*WHAT TO DO:*
Copy, exactly and only, the lines from the one with "Reproduce this chart with matplotlib." up to and including the one with "ax2 = fig.add_axes([0.591, 0.0766, 0.3856, 0.868])", leaving pictures out.

*SUPPLIED MATERIAL:*
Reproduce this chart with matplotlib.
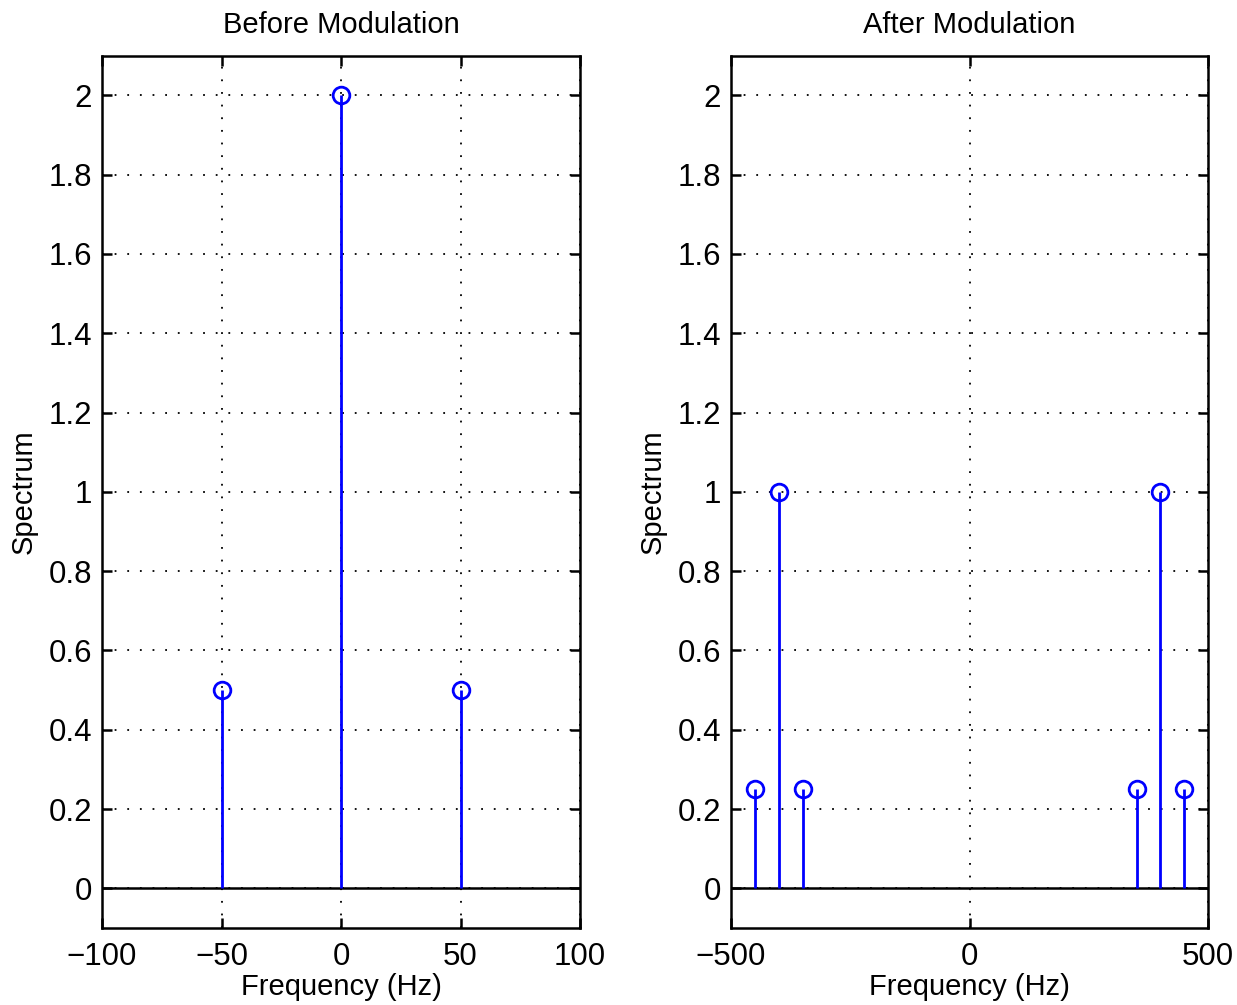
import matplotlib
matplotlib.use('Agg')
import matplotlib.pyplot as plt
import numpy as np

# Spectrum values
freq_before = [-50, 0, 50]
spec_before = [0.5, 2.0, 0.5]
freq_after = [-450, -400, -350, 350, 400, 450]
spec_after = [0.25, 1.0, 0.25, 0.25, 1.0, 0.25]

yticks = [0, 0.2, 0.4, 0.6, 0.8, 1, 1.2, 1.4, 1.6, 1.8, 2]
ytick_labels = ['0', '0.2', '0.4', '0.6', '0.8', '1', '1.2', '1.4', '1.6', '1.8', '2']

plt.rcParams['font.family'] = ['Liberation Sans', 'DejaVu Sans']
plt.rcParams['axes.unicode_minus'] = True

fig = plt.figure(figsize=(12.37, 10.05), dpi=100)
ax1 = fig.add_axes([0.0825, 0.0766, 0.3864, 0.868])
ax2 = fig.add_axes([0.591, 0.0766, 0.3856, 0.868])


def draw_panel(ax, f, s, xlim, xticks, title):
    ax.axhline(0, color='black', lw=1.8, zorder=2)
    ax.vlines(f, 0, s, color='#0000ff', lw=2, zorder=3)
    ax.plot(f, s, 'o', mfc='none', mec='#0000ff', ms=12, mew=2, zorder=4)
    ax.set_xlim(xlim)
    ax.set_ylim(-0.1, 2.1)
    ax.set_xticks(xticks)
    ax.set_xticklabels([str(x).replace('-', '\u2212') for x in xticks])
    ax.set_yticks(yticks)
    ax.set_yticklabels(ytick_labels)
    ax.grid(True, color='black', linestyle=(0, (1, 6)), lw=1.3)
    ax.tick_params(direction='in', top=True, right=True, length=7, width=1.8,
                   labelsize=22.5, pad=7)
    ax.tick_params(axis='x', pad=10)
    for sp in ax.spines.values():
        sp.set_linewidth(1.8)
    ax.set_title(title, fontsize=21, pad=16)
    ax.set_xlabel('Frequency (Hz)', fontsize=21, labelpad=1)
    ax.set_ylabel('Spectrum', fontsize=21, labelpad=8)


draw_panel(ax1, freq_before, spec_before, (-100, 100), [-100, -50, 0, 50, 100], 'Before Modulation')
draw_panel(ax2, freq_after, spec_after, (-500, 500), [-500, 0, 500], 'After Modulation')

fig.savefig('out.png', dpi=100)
--
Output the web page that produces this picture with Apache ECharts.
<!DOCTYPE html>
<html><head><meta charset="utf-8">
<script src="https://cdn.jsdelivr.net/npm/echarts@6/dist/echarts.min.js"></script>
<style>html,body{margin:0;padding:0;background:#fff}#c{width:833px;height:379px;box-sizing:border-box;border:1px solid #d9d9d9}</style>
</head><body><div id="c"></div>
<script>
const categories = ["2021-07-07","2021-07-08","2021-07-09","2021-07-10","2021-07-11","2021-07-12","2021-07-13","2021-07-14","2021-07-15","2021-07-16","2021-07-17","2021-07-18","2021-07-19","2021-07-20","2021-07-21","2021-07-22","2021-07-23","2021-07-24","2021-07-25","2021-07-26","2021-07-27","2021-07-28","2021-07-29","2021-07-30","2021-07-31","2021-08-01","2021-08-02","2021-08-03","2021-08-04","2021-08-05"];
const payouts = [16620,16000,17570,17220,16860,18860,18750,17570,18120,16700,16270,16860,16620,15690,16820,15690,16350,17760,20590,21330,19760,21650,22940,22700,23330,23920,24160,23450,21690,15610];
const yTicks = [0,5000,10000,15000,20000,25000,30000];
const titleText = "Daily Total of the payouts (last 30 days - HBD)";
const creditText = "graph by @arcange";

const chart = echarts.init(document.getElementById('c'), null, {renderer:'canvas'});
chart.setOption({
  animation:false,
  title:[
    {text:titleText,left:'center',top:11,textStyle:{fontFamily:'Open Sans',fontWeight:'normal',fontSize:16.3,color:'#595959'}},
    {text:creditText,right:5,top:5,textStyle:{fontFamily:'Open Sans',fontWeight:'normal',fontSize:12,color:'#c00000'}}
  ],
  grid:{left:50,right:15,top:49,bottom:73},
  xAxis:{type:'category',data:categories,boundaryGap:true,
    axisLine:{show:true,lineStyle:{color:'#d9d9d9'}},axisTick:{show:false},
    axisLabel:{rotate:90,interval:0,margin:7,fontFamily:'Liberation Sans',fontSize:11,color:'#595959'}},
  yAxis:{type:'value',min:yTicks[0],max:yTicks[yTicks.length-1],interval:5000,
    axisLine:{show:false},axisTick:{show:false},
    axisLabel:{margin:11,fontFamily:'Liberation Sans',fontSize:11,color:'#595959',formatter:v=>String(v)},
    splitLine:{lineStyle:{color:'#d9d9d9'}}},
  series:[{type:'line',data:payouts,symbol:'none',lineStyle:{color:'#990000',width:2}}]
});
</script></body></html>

*ANSWER TO THE EXERCISE:*
Reproduce this chart with matplotlib.
import matplotlib
matplotlib.use('Agg')
import matplotlib.pyplot as plt
import numpy as np

# Spectrum values
freq_before = [-50, 0, 50]
spec_before = [0.5, 2.0, 0.5]
freq_after = [-450, -400, -350, 350, 400, 450]
spec_after = [0.25, 1.0, 0.25, 0.25, 1.0, 0.25]

yticks = [0, 0.2, 0.4, 0.6, 0.8, 1, 1.2, 1.4, 1.6, 1.8, 2]
ytick_labels = ['0', '0.2', '0.4', '0.6', '0.8', '1', '1.2', '1.4', '1.6', '1.8', '2']

plt.rcParams['font.family'] = ['Liberation Sans', 'DejaVu Sans']
plt.rcParams['axes.unicode_minus'] = True

fig = plt.figure(figsize=(12.37, 10.05), dpi=100)
ax1 = fig.add_axes([0.0825, 0.0766, 0.3864, 0.868])
ax2 = fig.add_axes([0.591, 0.0766, 0.3856, 0.868])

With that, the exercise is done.